Data Science Asked on September 19, 2020
So, I have a dataset that is too big to load into memory all at once. Therefore I want to use a generator to load batches of data to train on.
In this scenario, how do I go about performing scaling of the features using LabelEncoder + StandardScaler from scikitlearn?
Some more context:
I have 10million+ samples of data with 23 features and 1 label column in a database.
My setup used to be (when it was ~3 million samples) to load in pandas with sql, perform some more feature extractions, use LabelEncoder on some features, do train/test split and then use StandardScaler on the training features. And then fit my keras model.
However this workflow is no longer possible on my machines because of the amount of data. (MemoryErrors.)
I’m looking into using keras.utils.Sequence to load batches of data instead of everything in memory at once, this way i would only need to have the complete list of indexes, and one full batch in memory at a time.

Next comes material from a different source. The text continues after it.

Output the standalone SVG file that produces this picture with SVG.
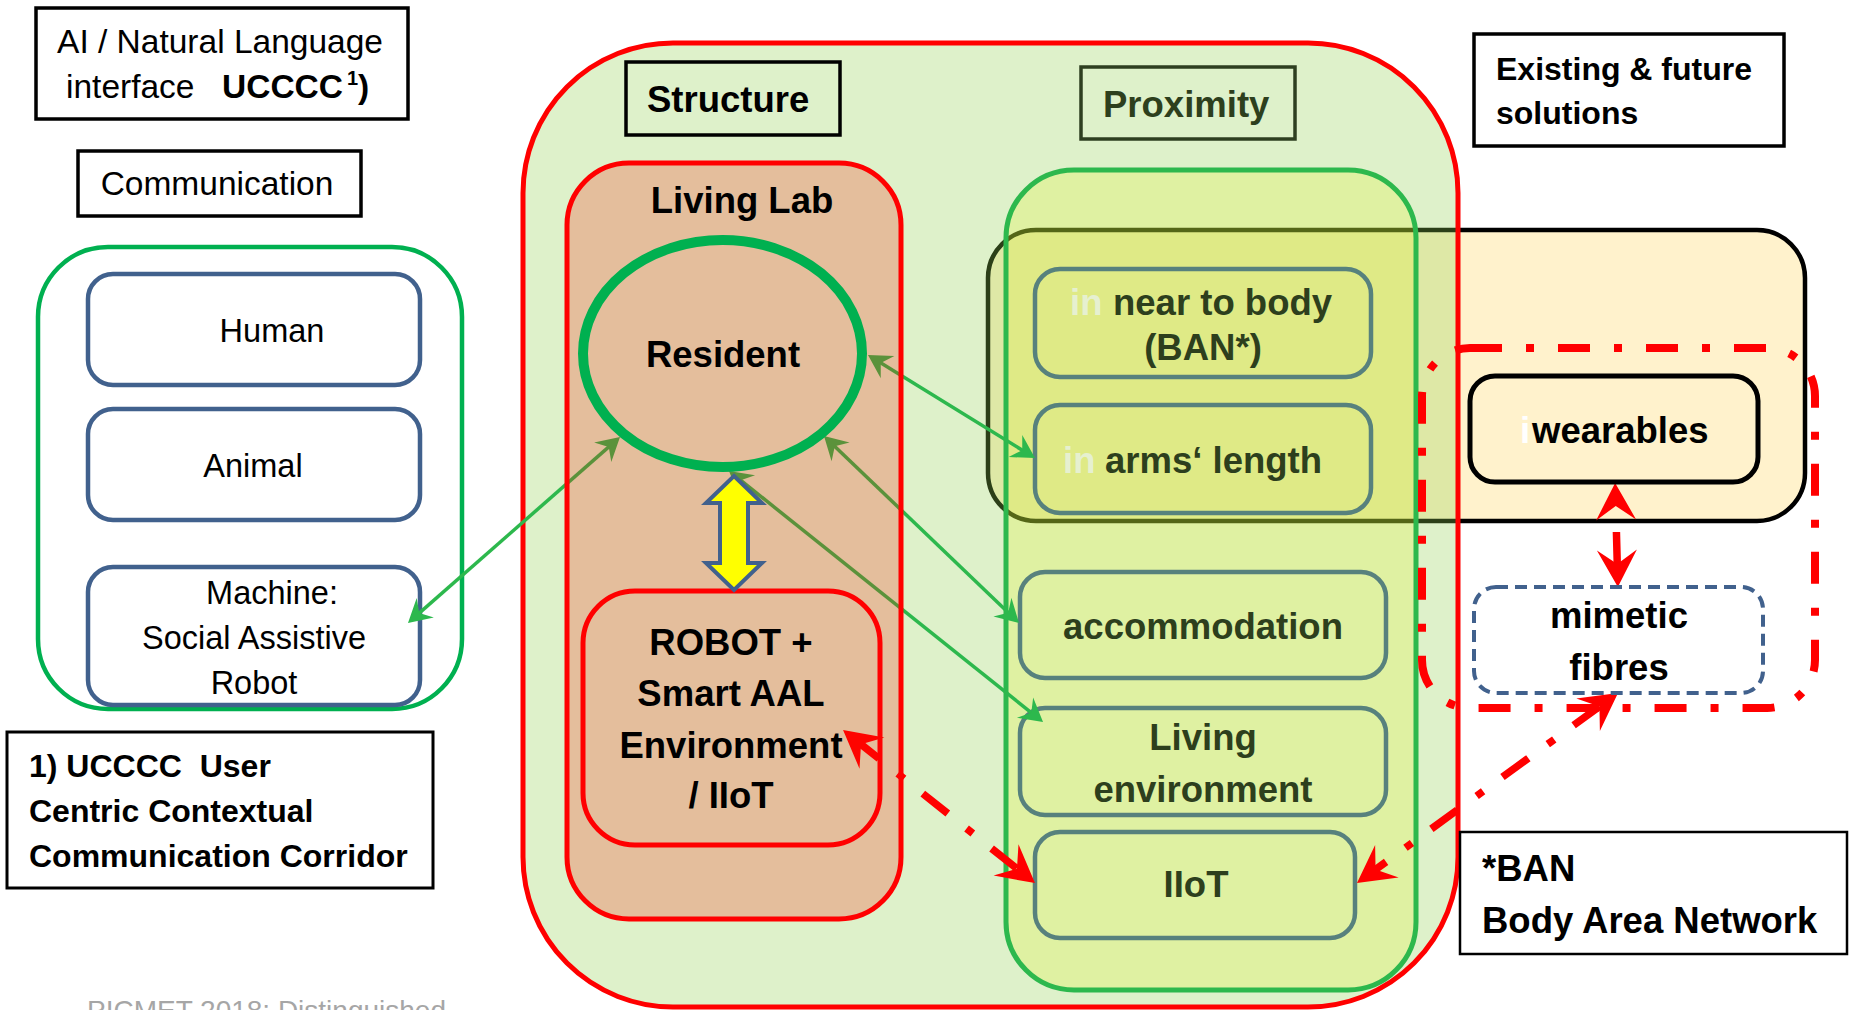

However how would I go about LabelEncoding and more importantly: How would I go about feature scaling in this scenario? And given the context, is this a correct approach?
It is a correct approach to standardize on your training features. In that way, you ensure not to give any information from the testing set to the training set.
About features scaling, if you have too many samples to fit your scaler at once, you could use the partial_fit
(see here) method of StandardScaler
in sklearn. Load sequentially your training features and do the partial_fit. Once finished, your scaler is ready to be used on your training/testing batches.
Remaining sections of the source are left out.